> What you will do: Return, without pictures, the lines from the start of the data through the one that contains "from matplotlib.patches import Rectangle".

##### Task data

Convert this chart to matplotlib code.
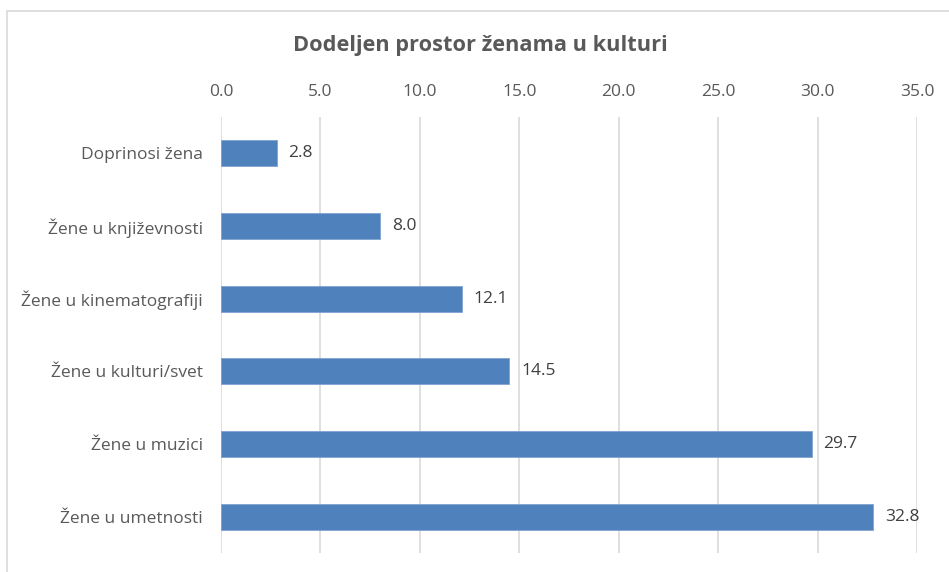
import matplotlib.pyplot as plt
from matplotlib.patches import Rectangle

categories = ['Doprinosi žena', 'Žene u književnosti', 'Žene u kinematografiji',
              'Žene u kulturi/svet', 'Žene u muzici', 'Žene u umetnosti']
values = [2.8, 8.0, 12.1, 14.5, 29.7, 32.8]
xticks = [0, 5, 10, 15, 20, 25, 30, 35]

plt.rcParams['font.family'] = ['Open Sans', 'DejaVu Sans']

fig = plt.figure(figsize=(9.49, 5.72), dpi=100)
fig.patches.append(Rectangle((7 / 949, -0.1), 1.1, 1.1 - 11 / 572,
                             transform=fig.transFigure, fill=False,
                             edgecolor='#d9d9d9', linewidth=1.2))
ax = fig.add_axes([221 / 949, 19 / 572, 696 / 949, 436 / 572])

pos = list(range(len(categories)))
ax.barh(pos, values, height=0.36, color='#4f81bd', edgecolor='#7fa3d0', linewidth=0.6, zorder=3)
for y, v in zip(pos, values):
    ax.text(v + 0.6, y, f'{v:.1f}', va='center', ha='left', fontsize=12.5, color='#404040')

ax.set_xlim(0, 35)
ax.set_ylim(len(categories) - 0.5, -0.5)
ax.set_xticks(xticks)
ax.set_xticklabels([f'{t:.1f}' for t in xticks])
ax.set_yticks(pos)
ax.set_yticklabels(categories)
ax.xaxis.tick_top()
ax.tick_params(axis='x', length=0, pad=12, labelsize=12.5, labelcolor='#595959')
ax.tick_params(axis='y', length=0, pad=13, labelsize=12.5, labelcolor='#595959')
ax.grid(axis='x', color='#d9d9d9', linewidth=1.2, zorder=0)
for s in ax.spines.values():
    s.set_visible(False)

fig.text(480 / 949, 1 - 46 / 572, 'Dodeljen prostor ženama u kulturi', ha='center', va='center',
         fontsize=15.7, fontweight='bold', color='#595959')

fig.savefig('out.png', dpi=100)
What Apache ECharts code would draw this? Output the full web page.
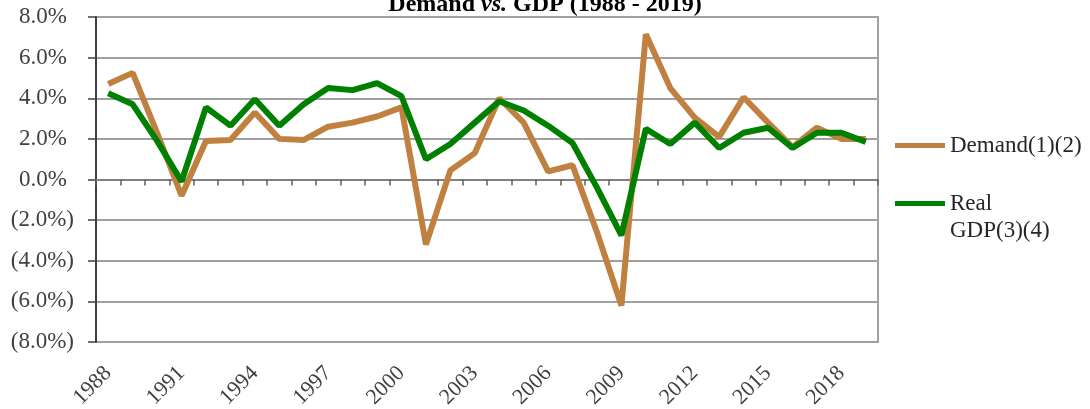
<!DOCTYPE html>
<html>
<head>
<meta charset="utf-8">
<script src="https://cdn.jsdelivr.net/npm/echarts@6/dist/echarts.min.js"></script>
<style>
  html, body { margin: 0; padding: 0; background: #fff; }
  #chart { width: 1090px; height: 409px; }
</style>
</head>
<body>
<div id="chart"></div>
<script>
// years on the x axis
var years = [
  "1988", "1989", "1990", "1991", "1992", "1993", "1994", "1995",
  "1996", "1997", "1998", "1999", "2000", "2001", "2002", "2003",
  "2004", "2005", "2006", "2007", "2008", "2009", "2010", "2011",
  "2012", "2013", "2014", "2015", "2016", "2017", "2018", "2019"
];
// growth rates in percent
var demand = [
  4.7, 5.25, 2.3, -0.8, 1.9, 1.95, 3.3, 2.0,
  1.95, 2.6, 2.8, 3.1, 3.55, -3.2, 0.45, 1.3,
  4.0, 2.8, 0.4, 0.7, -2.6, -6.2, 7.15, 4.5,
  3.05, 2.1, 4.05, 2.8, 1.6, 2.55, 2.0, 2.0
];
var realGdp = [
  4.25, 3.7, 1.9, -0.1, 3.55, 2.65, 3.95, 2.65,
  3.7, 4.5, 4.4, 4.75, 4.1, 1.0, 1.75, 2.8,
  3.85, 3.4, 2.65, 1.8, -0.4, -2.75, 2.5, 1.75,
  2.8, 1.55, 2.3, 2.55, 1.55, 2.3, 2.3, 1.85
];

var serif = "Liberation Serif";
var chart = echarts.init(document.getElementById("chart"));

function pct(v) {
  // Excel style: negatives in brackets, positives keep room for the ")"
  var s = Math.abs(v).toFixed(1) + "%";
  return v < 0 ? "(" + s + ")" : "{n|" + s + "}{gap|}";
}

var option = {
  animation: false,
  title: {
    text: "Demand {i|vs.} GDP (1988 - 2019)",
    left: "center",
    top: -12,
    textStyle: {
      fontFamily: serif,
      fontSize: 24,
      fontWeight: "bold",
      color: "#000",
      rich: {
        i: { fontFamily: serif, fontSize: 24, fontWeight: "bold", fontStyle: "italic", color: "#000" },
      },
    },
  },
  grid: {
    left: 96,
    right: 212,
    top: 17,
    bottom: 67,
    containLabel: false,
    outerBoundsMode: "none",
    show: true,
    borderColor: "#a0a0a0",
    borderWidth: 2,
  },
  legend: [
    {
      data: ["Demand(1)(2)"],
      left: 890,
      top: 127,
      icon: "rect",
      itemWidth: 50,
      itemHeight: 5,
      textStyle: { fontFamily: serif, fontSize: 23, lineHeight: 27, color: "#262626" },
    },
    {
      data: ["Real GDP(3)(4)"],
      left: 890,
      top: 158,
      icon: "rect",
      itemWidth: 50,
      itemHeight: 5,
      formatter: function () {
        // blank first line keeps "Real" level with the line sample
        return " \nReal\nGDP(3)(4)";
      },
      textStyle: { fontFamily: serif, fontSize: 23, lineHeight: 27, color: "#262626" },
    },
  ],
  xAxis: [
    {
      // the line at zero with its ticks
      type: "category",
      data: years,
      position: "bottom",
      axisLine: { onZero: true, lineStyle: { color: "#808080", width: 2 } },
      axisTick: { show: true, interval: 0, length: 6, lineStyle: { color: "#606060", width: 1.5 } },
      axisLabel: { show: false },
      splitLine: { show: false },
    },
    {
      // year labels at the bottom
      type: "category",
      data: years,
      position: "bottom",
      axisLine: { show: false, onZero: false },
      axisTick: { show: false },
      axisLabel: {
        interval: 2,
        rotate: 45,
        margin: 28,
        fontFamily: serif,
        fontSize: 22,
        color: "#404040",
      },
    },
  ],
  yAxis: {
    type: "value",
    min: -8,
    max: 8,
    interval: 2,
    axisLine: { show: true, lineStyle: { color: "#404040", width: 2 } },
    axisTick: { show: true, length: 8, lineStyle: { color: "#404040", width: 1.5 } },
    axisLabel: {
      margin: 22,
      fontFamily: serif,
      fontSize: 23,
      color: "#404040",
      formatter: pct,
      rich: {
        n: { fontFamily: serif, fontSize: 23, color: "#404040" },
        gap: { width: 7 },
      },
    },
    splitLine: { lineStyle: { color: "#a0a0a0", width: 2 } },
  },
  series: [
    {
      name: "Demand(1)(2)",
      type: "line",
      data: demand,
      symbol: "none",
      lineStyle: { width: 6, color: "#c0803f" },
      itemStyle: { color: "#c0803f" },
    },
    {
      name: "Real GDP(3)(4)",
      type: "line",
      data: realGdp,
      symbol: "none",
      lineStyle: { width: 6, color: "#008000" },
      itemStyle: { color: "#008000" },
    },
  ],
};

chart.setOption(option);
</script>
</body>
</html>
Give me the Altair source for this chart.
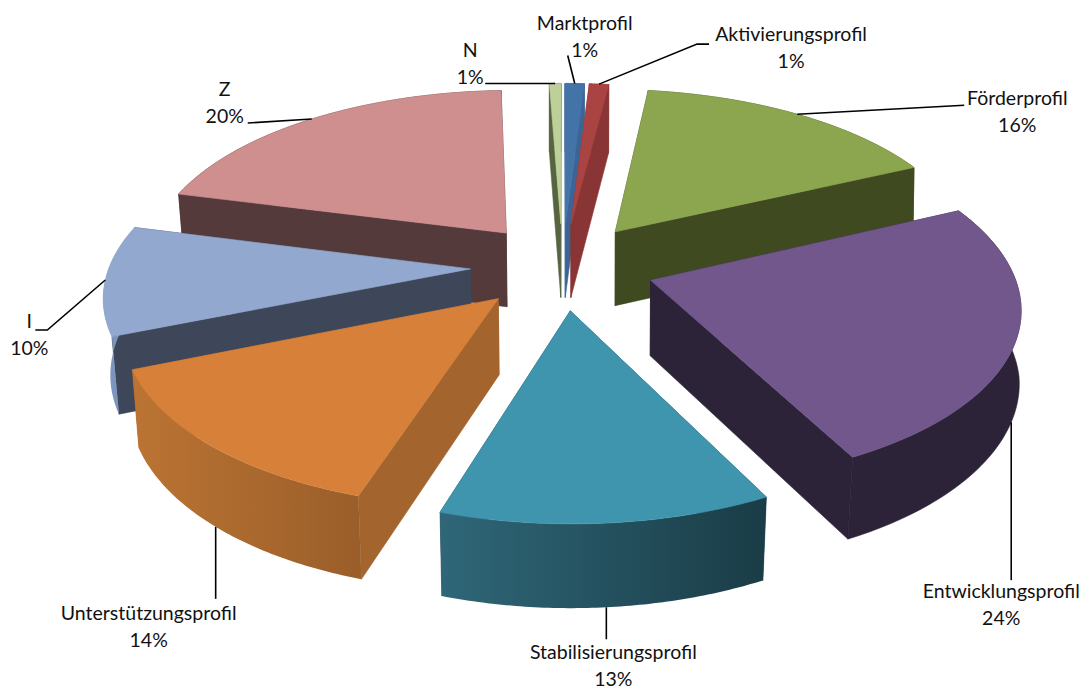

##########

> Solution:
Convert this chart to matplotlib code.
import matplotlib.pyplot as plt
from matplotlib.patches import Rectangle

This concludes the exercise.